Spring Breaks Forth!

It's Spring Break! As I try and write about this past Winter Quarter at UCSB, I find it particularly difficult to do so in a way that gives justice both to the difficulty and the victory. Perhaps it is now too fresh to look back with impartiality, and that is why I will simply pick and choose a few highlights that in no way sum up my experience, but simply give some description of the landscape through which my family and I have been moving these past three months.
Ju Jie
I taught "Enjoyment of Music" again; I think I'm getting better! Scott Drikse, the instructor of the class, apparently loves public birthday surprises and contrived to have 450 students sing "Happy Birthday" to me in front of a 30-foot Powerpoint slide displaying my likeness with photoshopped party hats. I wrote my first seminar paper for a class on eighteenth-century tragic opera with Stefanie Tcharos. It's called Supernatural music in Rameau and Terrasson, a somewhat stilted title, seeing as I was intentionally attempting to avoid the current academic debate around the use of the colon. (We academics truly get fired up about things that matter.) I'm pretty proud of it and, even better, Stefanie is all about using it as a platform to hone our writing skills beyond the requirements of the course, so: win win!
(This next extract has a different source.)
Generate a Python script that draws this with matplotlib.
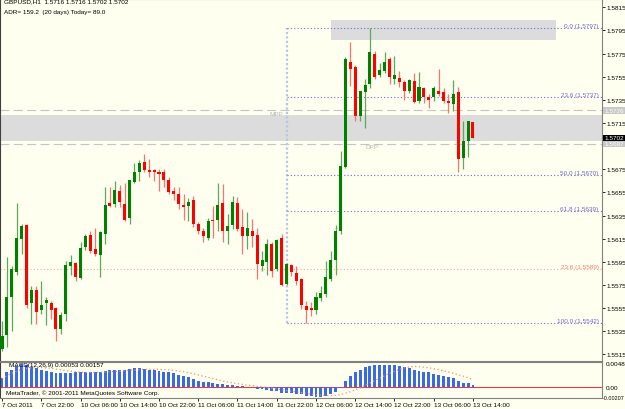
import matplotlib
matplotlib.use('Agg')
import matplotlib.pyplot as plt
import numpy as np

plt.rcParams['font.family'] = ['Liberation Sans', 'DejaVu Sans']

# H1 bars, 7 Oct 2011 14:00 .. 13 Oct 2011 14:00
opens = [1.5520, 1.5532, 1.5565, 1.5586, 1.5615, 1.5627, 1.5559, 1.5571, 1.5553, 1.5559,
         1.5559, 1.5555, 1.5537, 1.5550, 1.5591, 1.5594, 1.5581, 1.5608, 1.5618, 1.5606,
         1.5601, 1.5619, 1.5646, 1.5645, 1.5656, 1.5645, 1.5633, 1.5664, 1.5673, 1.5681,
         1.5674, 1.5674, 1.5673, 1.5673, 1.5666, 1.5656, 1.5654, 1.5644, 1.5643, 1.5648,
         1.5628, 1.5622, 1.5616, 1.5631, 1.5631, 1.5646, 1.5622, 1.5627, 1.5646, 1.5625,
         1.5617, 1.5622, 1.5618, 1.5591, 1.5595, 1.5610, 1.5589, 1.5616, 1.5576, 1.5592,
         1.5585, 1.5580, 1.5557, 1.5555, 1.5553, 1.5564, 1.5567, 1.5580, 1.5597, 1.5622,
         1.5677, 1.5768, 1.5763, 1.5721, 1.5742, 1.5749, 1.5775, 1.5756, 1.5760, 1.5770,
         1.5753, 1.5754, 1.5750, 1.5743, 1.5751, 1.5734, 1.5745, 1.5737, 1.5737, 1.5743,
         1.5742, 1.5734, 1.5731, 1.5742, 1.5685, 1.5699, 1.5716]
highs = [1.5544, 1.5599, 1.5591, 1.5646, 1.5628, 1.5628, 1.5574, 1.5574, 1.5578, 1.5565,
         1.5561, 1.5556, 1.5552, 1.5596, 1.5601, 1.5595, 1.5612, 1.5619, 1.5622, 1.5624,
         1.5622, 1.5660, 1.5660, 1.5665, 1.5661, 1.5663, 1.5666, 1.5680, 1.5683, 1.5688,
         1.5684, 1.5675, 1.5675, 1.5675, 1.5668, 1.5660, 1.5660, 1.5654, 1.5650, 1.5652,
         1.5629, 1.5624, 1.5633, 1.5643, 1.5663, 1.5662, 1.5636, 1.5652, 1.5651, 1.5641,
         1.5638, 1.5632, 1.5624, 1.5604, 1.5615, 1.5612, 1.5615, 1.5619, 1.5594, 1.5593,
         1.5591, 1.5581, 1.5561, 1.5560, 1.5569, 1.5574, 1.5596, 1.5604, 1.5627, 1.5691,
         1.5772, 1.5785, 1.5765, 1.5743, 1.5753, 1.5797, 1.5777, 1.5767, 1.5776, 1.5772,
         1.5773, 1.5760, 1.5752, 1.5753, 1.5758, 1.5759, 1.5746, 1.5740, 1.5747, 1.5762,
         1.5745, 1.5740, 1.5752, 1.5746, 1.5717, 1.5717, 1.5716]
lows = [1.5518, 1.5521, 1.5535, 1.5584, 1.5602, 1.5555, 1.5541, 1.5541, 1.5550, 1.5540,
        1.5546, 1.5527, 1.5533, 1.5544, 1.5584, 1.5578, 1.5580, 1.5605, 1.5603, 1.5600,
        1.5582, 1.5610, 1.5642, 1.5642, 1.5642, 1.5630, 1.5628, 1.5663, 1.5665, 1.5673,
        1.5668, 1.5665, 1.5656, 1.5660, 1.5654, 1.5648, 1.5641, 1.5631, 1.5630, 1.5625,
        1.5619, 1.5612, 1.5614, 1.5616, 1.5622, 1.5612, 1.5610, 1.5623, 1.5622, 1.5602,
        1.5606, 1.5608, 1.5580, 1.5587, 1.5584, 1.5582, 1.5587, 1.5574, 1.5575, 1.5583,
        1.5575, 1.5554, 1.5542, 1.5548, 1.5550, 1.5561, 1.5565, 1.5578, 1.5584, 1.5619,
        1.5676, 1.5747, 1.5717, 1.5717, 1.5711, 1.5745, 1.5753, 1.5755, 1.5758, 1.5749,
        1.5749, 1.5746, 1.5735, 1.5741, 1.5732, 1.5732, 1.5732, 1.5728, 1.5734, 1.5738,
        1.5732, 1.5724, 1.5725, 1.5673, 1.5675, 1.5686, 1.5702]
closes = [1.5531, 1.5565, 1.5589, 1.5616, 1.5626, 1.5558, 1.5571, 1.5552, 1.5558, 1.5562,
          1.5553, 1.5537, 1.5549, 1.5592, 1.5595, 1.5582, 1.5607, 1.5617, 1.5604, 1.5602,
          1.5621, 1.5644, 1.5643, 1.5657, 1.5647, 1.5631, 1.5666, 1.5673, 1.5680, 1.5674,
          1.5673, 1.5673, 1.5671, 1.5666, 1.5655, 1.5654, 1.5645, 1.5642, 1.5647, 1.5628,
          1.5622, 1.5617, 1.5630, 1.5630, 1.5644, 1.5622, 1.5626, 1.5647, 1.5623, 1.5617,
          1.5624, 1.5617, 1.5593, 1.5597, 1.5610, 1.5587, 1.5614, 1.5575, 1.5593, 1.5586,
          1.5578, 1.5558, 1.5553, 1.5553, 1.5565, 1.5568, 1.5582, 1.5597, 1.5622, 1.5678,
          1.5770, 1.5762, 1.5721, 1.5743, 1.5748, 1.5776, 1.5755, 1.5761, 1.5768, 1.5755,
          1.5756, 1.5750, 1.5743, 1.5752, 1.5733, 1.5746, 1.5737, 1.5735, 1.5745, 1.5740,
          1.5734, 1.5732, 1.5740, 1.5684, 1.5699, 1.5717, 1.5702]

# MACD(12,26,9): main (histogram) and signal, x 1e-4
macd_main = [18.5, 31, 36, 43, 48, 45, 41, 39, 36, 34,
             32, 29.5, 29, 29.5, 29.5, 31, 31, 31, 31, 31,
             31, 34, 35.5, 35.5, 35.5, 36.5, 38, 39, 39, 38,
             36.5, 35.5, 34, 32, 31, 29, 25.5, 22.5, 20.5, 17,
             13.5, 11.5, 10.5, 9, 7.5, 6, 5, 5, 3.5, 2,
             1.5, 0.3, -3, -4.5, -6, -7.5, -8.5, -11, -11, -12,
             -13, -14, -17, -18.5, -19, -19, -17, -14, -9, -2,
             13.5, 24, 32, 36, 41, 44.5, 46, 46.5, 46.5, 46,
             46, 43, 41, 39, 35.5, 34, 32, 31, 27.5, 25.5,
             22.5, 20.5, 19, 12.5, 9, 8, 5.3]
macd_signal = [18, 24, 29, 33, 37, 39, 40, 40.5, 40.5, 40,
               39, 37.5, 36, 34.5, 33, 32, 31, 30.5, 30.5, 30.5,
               31, 31.5, 32, 32.5, 33, 34, 35, 35.5, 36.5, 37,
               37, 37, 37, 36.5, 36, 35, 33.5, 32, 30, 28,
               25.5, 23, 20.5, 18, 15.5, 13, 11, 9, 7.5, 6,
               4.5, 3.5, 2, 0.8, -0.5, -2, -3.5, -5, -6.5, -8,
               -9.5, -11, -12.5, -14, -15, -16, -17, -17, -16.5, -15,
               -12, -9, -5, -1, 4, 9, 14, 19, 24, 29,
               33, 37, 40, 42, 43, 42.5, 41.5, 40, 38.5, 36.5,
               34, 31.5, 29, 26, 23, 19.5, 15.7]

time_ticks = [0, 8, 16, 24, 32, 40, 48, 56, 64, 72, 80, 88, 96]
time_labels = ['7 Oct 2011', '7 Oct 22:00', '10 Oct 06:00', '10 Oct 14:00', '10 Oct 22:00',
               '11 Oct 06:00', '11 Oct 14:00', '11 Oct 22:00', '12 Oct 06:00', '12 Oct 14:00',
               '12 Oct 22:00', '13 Oct 06:00', '13 Oct 14:00']
price_ticks = [1.5515, 1.5535, 1.5555, 1.5575, 1.5595, 1.5615, 1.5635, 1.5655, 1.5675,
               1.5715, 1.5735, 1.5755, 1.5775, 1.5795, 1.5815]

fib_start = 58
fib_levels = [0.0, 23.6, 50.0, 61.8, 100.0]
fib_prices = [1.5797, 1.5737, 1.5670, 1.5639, 1.5542]
fib2_level, fib2_price = 23.6, 1.5589
mpp, dpp = 1.5726, 1.5697
zone_lo, zone_hi = 1.5699, 1.5722
box_x0, box_x1, box_lo, box_hi = 67, 113, 1.5787, 1.5804

BG = '#FFFFF0'
W, H = 625, 410
FS = 4.6

fig = plt.figure(figsize=(6.25, 4.1), dpi=100, facecolor=BG)


def px_axes(x0, y0, x1, y1):
    return fig.add_axes([x0 / W, 1 - y1 / H, (x1 - x0) / W, (y1 - y0) / H])


ax = px_axes(0, 0, 602, 362)
ax2 = px_axes(0, 363, 602, 399)
for a in (ax, ax2):
    a.set_facecolor(BG)
    a.set_xlim(-0.41, 122.3)
    for s in a.spines.values():
        s.set_color('#808080')
        s.set_linewidth(0.8)
    a.spines['left'].set_color('#404040')

ax.set_ylim(1.55093, 1.58221)

o = np.array(opens)
c = np.array(closes)
hi = np.array(highs)
lo = np.array(lows)
x = np.arange(len(o))
up = c >= o

# zones and levels
ax.axhspan(zone_lo, zone_hi, color='#DCDCDC', lw=0, zorder=0)
ax.fill_between([box_x0, box_x1], box_lo, box_hi, color='#DCDCDC', lw=0, zorder=0)
for lvl in (mpp, dpp):
    ax.axhline(lvl, color='#C4C4C4', lw=0.8, ls=(0, (8, 4)), zorder=1)
ax.text(57.3, mpp - 0.00005, 'MPP', fontsize=FS, color='#B8B8B8', ha='right', va='top')
ax.text(75.5, dpp - 0.00005, 'DPP', fontsize=FS, color='#B8B8B8', ha='center', va='top')

ax.axhline(fib2_price, color='#F4A8A0', lw=0.8, ls=(0, (1, 2)), zorder=1)
ax.text(121.6, fib2_price + 0.00002, f'{fib2_level:.1f} ({fib2_price:.4f})',
        fontsize=FS, color='#F08070', ha='right', va='bottom')

ax.vlines(fib_start, fib_prices[-1], fib_prices[0], color='#B4C8E4', lw=1.6,
          ls=(0, (1, 1)), zorder=1)
for lv, pr in zip(fib_levels, fib_prices):
    ax.hlines(pr, fib_start, 122.3, color='#6B6BC8', lw=0.8, ls=(0, (1, 2)), zorder=1)
    ax.text(121.6, pr + 0.00002, f'{lv:.1f} ({pr:.4f})', fontsize=FS,
            color='#6B6BC8', ha='right', va='bottom')

# candles
wick_col = np.where(up, '#5AAA5A', '#FF7070')
body_col = np.where(up, '#008000', '#FF0000')
ax.vlines(x, lo, hi, colors=wick_col, lw=0.9, zorder=2)
body_h = np.maximum(np.abs(c - o), 0.00011)
ax.bar(x, body_h, bottom=np.minimum(o, c), width=0.62, color=body_col, lw=0, zorder=3)

# price axis
ax.yaxis.tick_right()
ax.set_yticks(price_ticks)
ax.set_yticklabels([f'{p:.4f}' for p in price_ticks])
ax.tick_params(axis='y', length=2, width=0.6, pad=1, labelsize=FS, colors='black')
ax.set_xticks([])

boxes = [(mpp, '#C8C8C8', '#FFFFFF'), (dpp, '#C8C8C8', '#FFFFFF'), (closes[-1], '#000000', '#FFFFFF')]
for val, fc, tc in boxes:
    ax.text(1.004, val, f'{val:.4f}', transform=ax.get_yaxis_transform(), fontsize=FS,
            color=tc, ha='left', va='center',
            bbox=dict(boxstyle='square,pad=0.15', fc=fc, ec='none'), clip_on=False)

ax.text(0.5, 1.5822 - 0.00013, f'GBPUSD,H1  {opens[-1]:.4f} {highs[-1]:.4f} {lows[-1]:.4f} {closes[-1]:.4f}',
        fontsize=FS, color='black', ha='left', va='center')
ax.text(0.5, 1.5822 - 0.00091 - 0.00013, 'ADR= 159.2  (20 days) Today= 89.0',
        fontsize=FS, color='black', ha='left', va='center')

# MACD pane
m = np.array(macd_main) * 1e-4
sg = np.array(macd_signal) * 1e-4
ax2.set_ylim(-0.0022, 0.00521)
ax2.bar(x, m, width=0.6, color='#3A6AE8', lw=0, zorder=2)
ax2.plot(x, sg, color='#F09070', lw=0.9, ls=(0, (1, 2)), zorder=3)
ax2.axhline(0, color='#E04040', lw=0.8, zorder=1)
ax2.yaxis.tick_right()
ax2.set_yticks([])
ax2.text(1.006, 0.0048, '0.0048', transform=ax2.get_yaxis_transform(), fontsize=FS,
         ha='left', va='center', clip_on=False)
ax2.text(1.006, 0.0, '0.00', transform=ax2.get_yaxis_transform(), fontsize=FS,
         ha='left', va='center', clip_on=False)
ax2.text(1.001, -0.00207, '-0.00207', transform=ax2.get_yaxis_transform(), fontsize=3.9,
         ha='left', va='center', clip_on=False)
ax2.text(1.5, 0.0047, f'MACD(12,26,9) {m[-1]:.5f} {sg[-1]:.5f}', fontsize=FS,
         ha='left', va='center')
ax2.text(0.8, -0.00105, 'MetaTrader, \u00a9 2001-2011 MetaQuotes Software Corp.',
         fontsize=FS, ha='left', va='center')
ax2.set_xticks(time_ticks)
ax2.set_xticklabels(time_labels, ha='left')
ax2.tick_params(axis='x', length=2, width=0.6, pad=1, labelsize=FS)

fig.savefig('out.png', dpi=100, facecolor=BG)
I had a great time at the latest AMS meeting in Long Beach, mainly because of the heated opinions concerning the nature of those meetings, institutions, and musicology it engenders on the drive back home with my colleagues.
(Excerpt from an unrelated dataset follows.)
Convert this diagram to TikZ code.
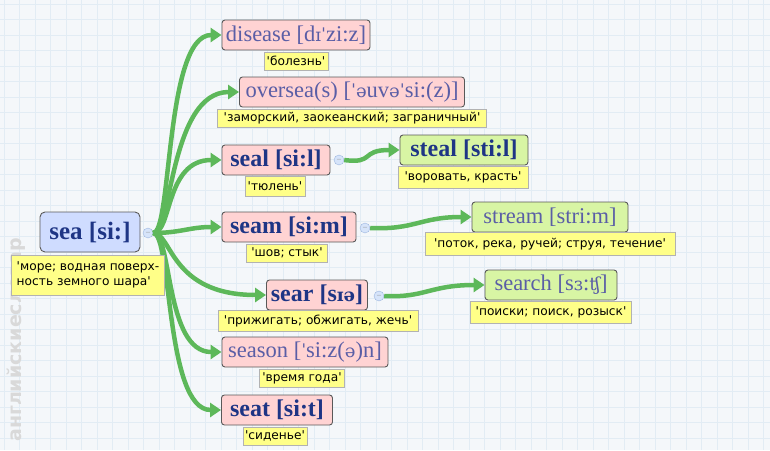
\documentclass[tikz,border=0pt]{standalone}
\usepackage{fontspec}
\setmainfont{Liberation Serif}
\newfontfamily\trfont{DejaVu Sans}
\newfontfamily\ipafont{DejaVu Serif}
\newfontfamily\wmfont{DejaVu Sans}
\usetikzlibrary{arrows.meta}
\definecolor{bgc}{HTML}{F4F7FA}
\definecolor{gridc}{HTML}{E2ECF4}
\definecolor{arr}{HTML}{5DB85A}
\definecolor{pinkc}{HTML}{FFD3D3}
\definecolor{greenc}{HTML}{D8F5A4}
\definecolor{bluec}{HTML}{CFDCFF}
\definecolor{yel}{HTML}{FFFF88}
\definecolor{darkw}{HTML}{1E3585}
\definecolor{lightw}{HTML}{5A5EA6}
\definecolor{circf}{HTML}{D6E4FA}
\definecolor{circd}{HTML}{9DB6DE}
\newcommand\ip[1]{{\ipafont\fontsize{18}{20}\selectfont #1}}
\newcommand\st{{\ipafont\fontsize{18}{20}\selectfont ˈ}}
\tikzset{
  word/.style={draw=black!65, line width=0.9pt, rounded corners=3pt, inner xsep=2pt, inner ysep=0pt,
     minimum height=30pt, font=\fontsize{22.5}{24}\selectfont},
  bword/.style={word, text=darkw, font=\fontsize{24}{26}\selectfont\bfseries},
  lword/.style={word, text=lightw},
  pinkw/.style={fill=pinkc},
  greenw/.style={fill=greenc},
  tr/.style={draw=black!30, fill=yel, inner xsep=1pt, inner ysep=1pt, minimum height=18pt,
     font=\trfont\fontsize{12.2}{15}\selectfont},
  circ/.style={circle, draw=circd, fill=circf, inner sep=0pt, minimum size=10pt,
     font=\fontsize{8}{8}\selectfont, text=black!45},
  link/.style={draw=arr, line width=4.5pt, -{Triangle[length=11pt,width=14pt]}},
}
\begin{document}
\begin{tikzpicture}[x=1pt,y=-1pt]
\useasboundingbox (0,0) rectangle (770,450);
\fill[bgc] (0,0) rectangle (770,450);
\foreach \i in {0,...,50} {\draw[gridc, line width=0.8pt] (4+15.5*\i,0) -- (4+15.5*\i,450);}
\foreach \j in {0,...,29} {\draw[gridc, line width=0.8pt] (0,4+15.5*\j) -- (770,4+15.5*\j);}

% watermark
\node[anchor=west, rotate=90, inner sep=0pt, text=black!15,
  font=\wmfont\bfseries\fontsize{19}{19}\selectfont] (wm) at (16,442) {английскиесловар};

% nodes
\node[bword, fill=bluec, minimum width=100pt, minimum height=40pt, rounded corners=5pt,
  font=\fontsize{25}{28}\selectfont\bfseries] (sea) at (90,232) {sea [si:]};
\node[circ] (seac) at (148,233) {--};

\node[lword, pinkw, minimum width=148pt] (disease) at (296,35) {disease [d\ip{ɪ}\st zi:z]};
\node[lword, pinkw, minimum width=225pt] (oversea) at (352,92) {oversea(s) [\st\ip{ə}uv\ip{ə}\st si:(z)]};
\node[bword, pinkw, minimum width=108pt] (seal) at (276,160) {seal [si:l]};
\node[circ] (sealc) at (339,160) {--};
\node[bword, greenw, minimum width=128pt] (steal) at (464,150) {steal [sti:l]};
\node[bword, pinkw, minimum width=134pt] (seam) at (289,227) {seam [si:m]};
\node[circ] (seamc) at (365,228) {--};
\node[lword, greenw, minimum width=156pt] (stream) at (550,217) {stream [stri:m]};
\node[bword, pinkw, minimum width=101pt] (sear) at (317,295) {sear [s\ip{ɪə}]};
\node[circ] (searc) at (379,296) {--};
\node[lword, greenw, minimum width=132pt] (search) at (551,285) {search [s\ip{ɜ}:\ip{ʧ}]};
\node[lword, pinkw, minimum width=166pt] (season) at (305,352) {season [\st si:z(\ip{ə})n]};
\node[bword, pinkw, minimum width=111pt] (seat) at (277,410) {seat [si:t]};

% connectors
\draw[link] (seac.east) .. controls (172,233) and (165,35) .. (disease.west);
\draw[link] (seac.east) .. controls (172,233) and (170,92) .. (oversea.west);
\draw[link] (seac.east) .. controls (172,233) and (165,160) .. (seal.west);
\draw[link] (seac.east) .. controls (180,233) and (190,227) .. (seam.west);
\draw[link] (seac.east) .. controls (172,233) and (170,295) .. (sear.west);
\draw[link] (seac.east) .. controls (172,233) and (165,352) .. (season.west);
\draw[link] (seac.east) .. controls (172,233) and (165,410) .. (seat.west);
\draw[link] (sealc.east) .. controls (375,164) and (360,150) .. (steal.west);
\draw[link] (seamc.east) .. controls (415,230) and (420,217) .. (stream.west);
\draw[link] (searc.east) .. controls (425,298) and (430,285) .. (search.west);

% translations
\node[tr, minimum width=153pt, minimum height=40pt, align=left] (seat2) at (88,275)
  {'море; водная поверх-\\ность земного шара'};
\node[tr, minimum width=64pt] (diseaset) at (296,61) {'болезнь'};
\node[tr, minimum width=269pt] (overseat) at (352,118) {'заморский, заокеанский; заграничный'};
\node[tr, minimum width=60pt, minimum height=20pt] (sealt) at (275,186) {'тюлень'};
\node[tr, minimum width=130pt, minimum height=22pt] (stealt) at (463,177) {'воровать, красть'};
\node[tr, minimum width=81pt] (seamt) at (287,253) {'шов; стык'};
\node[tr, minimum width=250pt, minimum height=23pt] (streamt) at (550,244) {'поток, река, ручей; струя, течение'};
\node[tr, minimum width=200pt, minimum height=21pt] (seart) at (318,321) {'прижигать; обжигать, жечь'};
\node[tr, minimum width=161pt, minimum height=22pt] (searcht) at (551,312) {'поиски; поиск, розыск'};
\node[tr, minimum width=85pt] (seasont) at (302,378) {'время года'};
\node[tr, minimum width=64pt] (seatt) at (275,436) {'сиденье'};
\end{tikzpicture}
\end{document}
There is more, I know. But the gentle spring breeze idly tousling the leafy tree branches outside seem to warrant more gentle thoughts. There is a stillness today, a calm that invites nothing more profound than simple rest. I think I'll act on that, with George MacDonald's Diary of an Old Soul:

March 23

Lord, pity us: we have no making power;
Then give us making will, adopting thine.
Make, make, and make us; temper, and refine.
Be in us patience--neither to start nor cower.
Christ, if thou be not with us--not by sign,
But presence, actual as the wounds that bleed--
We shall not bear it, but shall die indeed.